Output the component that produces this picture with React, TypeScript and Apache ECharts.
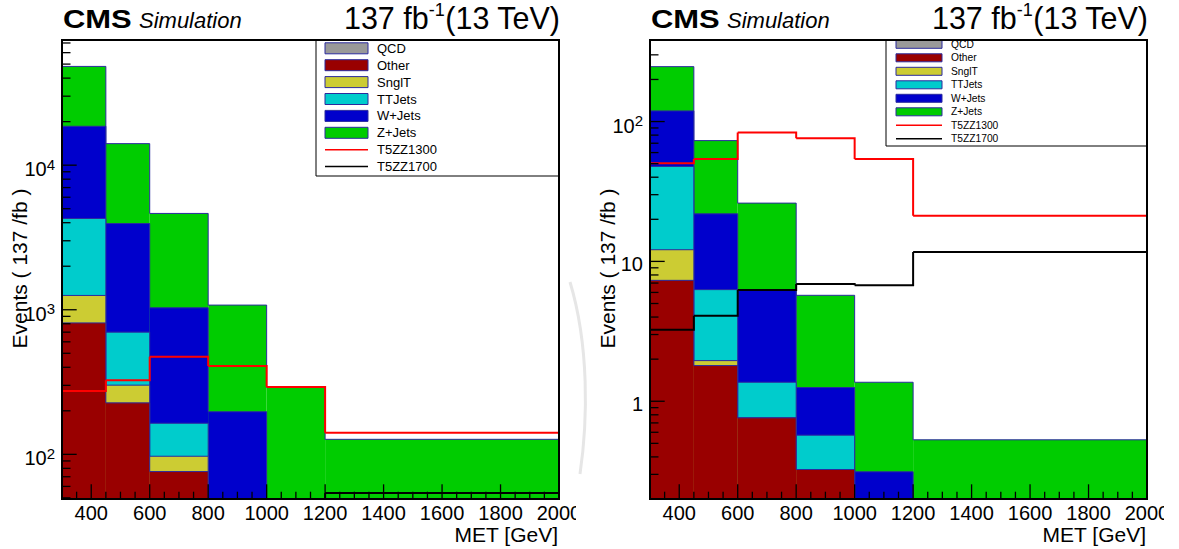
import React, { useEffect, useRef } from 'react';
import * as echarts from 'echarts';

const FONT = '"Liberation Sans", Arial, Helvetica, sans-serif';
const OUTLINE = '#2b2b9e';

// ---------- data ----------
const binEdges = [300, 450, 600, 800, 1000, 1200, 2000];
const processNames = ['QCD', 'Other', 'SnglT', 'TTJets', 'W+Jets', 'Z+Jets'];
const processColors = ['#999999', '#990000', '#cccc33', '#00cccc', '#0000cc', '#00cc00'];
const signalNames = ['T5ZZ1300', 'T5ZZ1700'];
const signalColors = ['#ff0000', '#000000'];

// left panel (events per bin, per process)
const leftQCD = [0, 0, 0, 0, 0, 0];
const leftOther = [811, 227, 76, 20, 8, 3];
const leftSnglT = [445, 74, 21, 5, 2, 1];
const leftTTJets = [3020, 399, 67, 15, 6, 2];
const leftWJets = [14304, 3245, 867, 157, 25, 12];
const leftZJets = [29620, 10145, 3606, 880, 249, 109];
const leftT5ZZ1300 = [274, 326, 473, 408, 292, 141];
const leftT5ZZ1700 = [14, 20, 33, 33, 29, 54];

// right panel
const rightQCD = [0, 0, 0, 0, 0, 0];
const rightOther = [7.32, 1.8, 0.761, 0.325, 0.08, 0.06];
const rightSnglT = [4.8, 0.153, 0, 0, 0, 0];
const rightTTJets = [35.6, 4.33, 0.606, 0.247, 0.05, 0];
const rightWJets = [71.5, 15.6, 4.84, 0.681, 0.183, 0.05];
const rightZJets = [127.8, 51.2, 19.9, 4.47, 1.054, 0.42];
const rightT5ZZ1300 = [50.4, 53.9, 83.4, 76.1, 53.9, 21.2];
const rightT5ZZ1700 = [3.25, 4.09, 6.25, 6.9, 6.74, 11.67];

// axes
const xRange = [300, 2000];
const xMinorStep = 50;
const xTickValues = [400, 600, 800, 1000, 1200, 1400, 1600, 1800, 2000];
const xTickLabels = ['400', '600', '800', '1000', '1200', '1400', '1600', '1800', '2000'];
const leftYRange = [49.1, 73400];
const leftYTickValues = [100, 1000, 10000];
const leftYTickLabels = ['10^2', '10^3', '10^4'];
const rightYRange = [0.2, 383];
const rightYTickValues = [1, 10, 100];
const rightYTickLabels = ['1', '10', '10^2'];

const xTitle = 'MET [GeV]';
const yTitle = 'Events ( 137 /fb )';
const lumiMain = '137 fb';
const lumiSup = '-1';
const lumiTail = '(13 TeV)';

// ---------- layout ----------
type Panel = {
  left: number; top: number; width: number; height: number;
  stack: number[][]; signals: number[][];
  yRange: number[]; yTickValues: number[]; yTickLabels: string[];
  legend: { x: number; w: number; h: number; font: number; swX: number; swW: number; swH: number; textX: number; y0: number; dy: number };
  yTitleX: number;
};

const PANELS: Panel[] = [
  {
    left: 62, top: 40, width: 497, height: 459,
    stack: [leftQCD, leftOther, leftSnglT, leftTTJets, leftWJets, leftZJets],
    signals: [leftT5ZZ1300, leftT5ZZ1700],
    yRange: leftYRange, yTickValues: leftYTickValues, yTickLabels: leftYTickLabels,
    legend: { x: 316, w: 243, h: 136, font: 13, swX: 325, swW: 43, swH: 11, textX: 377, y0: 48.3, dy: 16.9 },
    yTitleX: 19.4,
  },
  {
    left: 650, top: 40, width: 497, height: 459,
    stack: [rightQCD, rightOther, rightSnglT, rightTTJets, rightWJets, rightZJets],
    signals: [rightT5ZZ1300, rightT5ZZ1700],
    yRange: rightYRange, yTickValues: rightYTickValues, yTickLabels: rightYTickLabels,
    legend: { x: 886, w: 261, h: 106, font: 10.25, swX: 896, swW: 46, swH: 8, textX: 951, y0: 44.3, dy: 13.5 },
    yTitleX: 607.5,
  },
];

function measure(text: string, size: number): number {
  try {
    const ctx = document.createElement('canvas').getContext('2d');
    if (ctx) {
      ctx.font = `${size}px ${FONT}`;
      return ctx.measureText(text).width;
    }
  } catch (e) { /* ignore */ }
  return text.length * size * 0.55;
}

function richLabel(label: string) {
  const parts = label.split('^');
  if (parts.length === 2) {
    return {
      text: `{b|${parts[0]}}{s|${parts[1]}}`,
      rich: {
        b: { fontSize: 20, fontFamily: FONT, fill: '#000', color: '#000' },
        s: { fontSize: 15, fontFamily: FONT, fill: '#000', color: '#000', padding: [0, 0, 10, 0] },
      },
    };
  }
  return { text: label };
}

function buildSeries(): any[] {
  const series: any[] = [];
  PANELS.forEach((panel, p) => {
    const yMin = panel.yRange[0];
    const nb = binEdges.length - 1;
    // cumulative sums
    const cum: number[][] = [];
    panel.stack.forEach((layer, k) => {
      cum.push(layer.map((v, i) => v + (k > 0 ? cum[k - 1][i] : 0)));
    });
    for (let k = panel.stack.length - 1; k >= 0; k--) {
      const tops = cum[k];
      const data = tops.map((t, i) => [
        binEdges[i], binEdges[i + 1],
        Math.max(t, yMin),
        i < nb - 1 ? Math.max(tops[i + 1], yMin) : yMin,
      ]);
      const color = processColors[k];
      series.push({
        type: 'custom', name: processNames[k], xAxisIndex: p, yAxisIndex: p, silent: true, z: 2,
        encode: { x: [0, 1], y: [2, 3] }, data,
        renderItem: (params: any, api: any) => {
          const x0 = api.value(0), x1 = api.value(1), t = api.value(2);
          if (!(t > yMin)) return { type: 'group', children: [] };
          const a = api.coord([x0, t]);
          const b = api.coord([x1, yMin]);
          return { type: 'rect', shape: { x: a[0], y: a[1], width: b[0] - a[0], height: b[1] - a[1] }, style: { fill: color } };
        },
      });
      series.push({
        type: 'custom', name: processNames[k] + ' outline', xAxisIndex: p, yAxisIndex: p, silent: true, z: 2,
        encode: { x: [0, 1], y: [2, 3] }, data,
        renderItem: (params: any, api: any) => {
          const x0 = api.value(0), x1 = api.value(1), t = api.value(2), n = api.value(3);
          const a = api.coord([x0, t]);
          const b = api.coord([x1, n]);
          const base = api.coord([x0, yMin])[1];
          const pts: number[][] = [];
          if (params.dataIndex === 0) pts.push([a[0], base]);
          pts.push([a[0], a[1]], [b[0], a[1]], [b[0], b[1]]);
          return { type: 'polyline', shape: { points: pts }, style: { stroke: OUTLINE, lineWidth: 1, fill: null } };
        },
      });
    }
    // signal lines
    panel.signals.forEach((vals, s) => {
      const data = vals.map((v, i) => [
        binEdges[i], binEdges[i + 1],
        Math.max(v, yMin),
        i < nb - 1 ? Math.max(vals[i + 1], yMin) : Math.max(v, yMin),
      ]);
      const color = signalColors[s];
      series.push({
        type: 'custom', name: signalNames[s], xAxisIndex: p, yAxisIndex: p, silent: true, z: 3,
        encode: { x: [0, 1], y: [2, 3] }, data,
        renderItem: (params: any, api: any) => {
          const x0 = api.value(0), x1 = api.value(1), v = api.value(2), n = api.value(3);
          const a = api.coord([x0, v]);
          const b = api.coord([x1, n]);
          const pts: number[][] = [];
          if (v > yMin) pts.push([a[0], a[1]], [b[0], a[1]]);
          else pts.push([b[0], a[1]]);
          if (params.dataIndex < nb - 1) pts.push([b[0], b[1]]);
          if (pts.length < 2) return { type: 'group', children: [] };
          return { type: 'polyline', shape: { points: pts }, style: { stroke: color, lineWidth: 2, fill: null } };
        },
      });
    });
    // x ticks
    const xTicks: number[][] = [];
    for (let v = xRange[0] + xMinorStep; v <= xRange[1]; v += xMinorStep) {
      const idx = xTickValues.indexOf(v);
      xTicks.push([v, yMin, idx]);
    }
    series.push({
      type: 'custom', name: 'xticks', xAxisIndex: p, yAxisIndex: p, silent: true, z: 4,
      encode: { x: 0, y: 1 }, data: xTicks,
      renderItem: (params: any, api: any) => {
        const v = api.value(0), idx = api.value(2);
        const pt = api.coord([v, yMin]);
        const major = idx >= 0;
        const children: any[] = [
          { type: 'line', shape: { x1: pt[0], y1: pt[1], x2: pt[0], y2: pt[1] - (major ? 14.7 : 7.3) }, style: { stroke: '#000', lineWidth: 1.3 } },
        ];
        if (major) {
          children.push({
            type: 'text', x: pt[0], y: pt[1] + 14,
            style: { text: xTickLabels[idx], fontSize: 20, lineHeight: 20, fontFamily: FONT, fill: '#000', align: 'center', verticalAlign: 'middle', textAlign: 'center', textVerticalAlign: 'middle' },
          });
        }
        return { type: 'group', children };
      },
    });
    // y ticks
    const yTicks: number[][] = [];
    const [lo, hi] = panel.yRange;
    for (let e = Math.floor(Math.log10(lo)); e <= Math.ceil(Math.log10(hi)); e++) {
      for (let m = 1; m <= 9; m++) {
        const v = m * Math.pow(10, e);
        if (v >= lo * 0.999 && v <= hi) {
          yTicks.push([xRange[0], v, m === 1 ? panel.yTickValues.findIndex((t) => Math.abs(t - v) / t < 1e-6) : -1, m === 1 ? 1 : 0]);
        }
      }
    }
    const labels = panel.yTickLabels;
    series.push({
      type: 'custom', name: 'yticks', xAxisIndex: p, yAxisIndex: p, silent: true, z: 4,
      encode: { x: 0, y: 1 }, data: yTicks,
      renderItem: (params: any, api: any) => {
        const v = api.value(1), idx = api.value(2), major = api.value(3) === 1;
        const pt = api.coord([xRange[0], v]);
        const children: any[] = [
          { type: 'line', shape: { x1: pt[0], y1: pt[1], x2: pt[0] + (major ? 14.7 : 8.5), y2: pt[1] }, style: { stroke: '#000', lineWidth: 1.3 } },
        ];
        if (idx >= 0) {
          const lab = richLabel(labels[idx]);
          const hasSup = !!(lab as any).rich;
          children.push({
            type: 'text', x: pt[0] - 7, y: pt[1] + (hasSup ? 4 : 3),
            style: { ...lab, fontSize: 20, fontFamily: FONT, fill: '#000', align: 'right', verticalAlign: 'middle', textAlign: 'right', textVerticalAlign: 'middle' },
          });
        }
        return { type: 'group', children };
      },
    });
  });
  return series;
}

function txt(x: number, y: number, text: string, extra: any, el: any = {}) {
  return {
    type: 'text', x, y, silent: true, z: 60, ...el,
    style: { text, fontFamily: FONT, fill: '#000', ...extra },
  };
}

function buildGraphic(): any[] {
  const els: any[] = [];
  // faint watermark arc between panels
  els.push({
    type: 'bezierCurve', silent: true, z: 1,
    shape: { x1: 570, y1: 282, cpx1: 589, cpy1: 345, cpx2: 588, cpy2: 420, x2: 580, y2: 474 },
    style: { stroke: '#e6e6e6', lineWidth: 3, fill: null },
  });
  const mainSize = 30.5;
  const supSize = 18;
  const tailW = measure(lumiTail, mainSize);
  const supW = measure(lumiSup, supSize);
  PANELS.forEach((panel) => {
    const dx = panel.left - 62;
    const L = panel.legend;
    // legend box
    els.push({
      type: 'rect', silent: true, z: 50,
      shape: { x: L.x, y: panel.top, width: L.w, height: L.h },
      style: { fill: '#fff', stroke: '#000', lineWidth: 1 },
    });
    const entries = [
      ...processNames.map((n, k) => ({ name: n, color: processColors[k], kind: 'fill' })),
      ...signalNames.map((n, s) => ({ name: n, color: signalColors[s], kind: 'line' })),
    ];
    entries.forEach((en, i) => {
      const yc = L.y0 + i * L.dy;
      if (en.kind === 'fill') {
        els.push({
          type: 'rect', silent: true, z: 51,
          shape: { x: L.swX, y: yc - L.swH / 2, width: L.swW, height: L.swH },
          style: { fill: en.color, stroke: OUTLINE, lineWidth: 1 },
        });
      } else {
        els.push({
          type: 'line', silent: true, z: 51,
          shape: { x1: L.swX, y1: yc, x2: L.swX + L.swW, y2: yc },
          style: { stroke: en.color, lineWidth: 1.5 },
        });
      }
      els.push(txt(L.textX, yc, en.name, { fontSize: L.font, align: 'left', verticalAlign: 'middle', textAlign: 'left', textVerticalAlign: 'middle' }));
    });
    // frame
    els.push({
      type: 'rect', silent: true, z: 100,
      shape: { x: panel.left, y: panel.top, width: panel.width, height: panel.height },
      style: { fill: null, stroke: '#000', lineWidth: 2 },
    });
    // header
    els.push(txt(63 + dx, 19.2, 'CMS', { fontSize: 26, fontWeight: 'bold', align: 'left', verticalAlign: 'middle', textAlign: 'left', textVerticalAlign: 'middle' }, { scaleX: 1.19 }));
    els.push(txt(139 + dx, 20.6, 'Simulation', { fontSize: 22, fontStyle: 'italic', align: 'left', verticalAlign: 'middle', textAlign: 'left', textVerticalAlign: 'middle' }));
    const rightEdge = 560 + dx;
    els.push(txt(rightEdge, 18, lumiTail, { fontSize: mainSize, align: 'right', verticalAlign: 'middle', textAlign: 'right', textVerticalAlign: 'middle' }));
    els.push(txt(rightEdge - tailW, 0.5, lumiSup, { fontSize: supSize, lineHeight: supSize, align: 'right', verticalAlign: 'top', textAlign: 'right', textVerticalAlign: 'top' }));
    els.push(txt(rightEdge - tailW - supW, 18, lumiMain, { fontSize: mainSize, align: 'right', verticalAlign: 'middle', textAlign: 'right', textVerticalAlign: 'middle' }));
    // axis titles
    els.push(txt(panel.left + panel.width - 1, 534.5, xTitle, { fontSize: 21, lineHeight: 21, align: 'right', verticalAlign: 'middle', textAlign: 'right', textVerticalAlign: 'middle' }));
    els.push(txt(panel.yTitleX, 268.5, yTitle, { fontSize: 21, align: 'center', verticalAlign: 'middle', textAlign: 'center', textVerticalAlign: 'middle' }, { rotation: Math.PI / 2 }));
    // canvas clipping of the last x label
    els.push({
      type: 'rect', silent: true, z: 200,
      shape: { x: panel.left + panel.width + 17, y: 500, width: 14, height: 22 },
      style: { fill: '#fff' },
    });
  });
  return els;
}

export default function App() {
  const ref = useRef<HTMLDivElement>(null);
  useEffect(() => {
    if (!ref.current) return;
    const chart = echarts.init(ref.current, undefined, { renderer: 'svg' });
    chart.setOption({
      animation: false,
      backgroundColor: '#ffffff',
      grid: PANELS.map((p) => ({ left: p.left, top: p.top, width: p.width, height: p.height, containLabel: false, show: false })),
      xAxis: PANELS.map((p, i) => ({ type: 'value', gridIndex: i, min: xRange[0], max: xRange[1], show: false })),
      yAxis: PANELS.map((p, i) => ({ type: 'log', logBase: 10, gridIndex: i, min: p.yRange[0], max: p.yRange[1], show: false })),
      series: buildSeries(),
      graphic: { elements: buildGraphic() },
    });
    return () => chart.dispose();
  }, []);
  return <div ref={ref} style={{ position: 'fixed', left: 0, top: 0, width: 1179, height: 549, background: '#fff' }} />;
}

### Task instructions
Exactly as written, please give again the lines from the beginning of the listing through the line containing "const signalColors = ['#ff0000', '#000000'];", inclusive, without any pictures.

### Answer
Output the component that produces this picture with React, TypeScript and Apache ECharts.
import React, { useEffect, useRef } from 'react';
import * as echarts from 'echarts';

const FONT = '"Liberation Sans", Arial, Helvetica, sans-serif';
const OUTLINE = '#2b2b9e';

// ---------- data ----------
const binEdges = [300, 450, 600, 800, 1000, 1200, 2000];
const processNames = ['QCD', 'Other', 'SnglT', 'TTJets', 'W+Jets', 'Z+Jets'];
const processColors = ['#999999', '#990000', '#cccc33', '#00cccc', '#0000cc', '#00cc00'];
const signalNames = ['T5ZZ1300', 'T5ZZ1700'];
const signalColors = ['#ff0000', '#000000'];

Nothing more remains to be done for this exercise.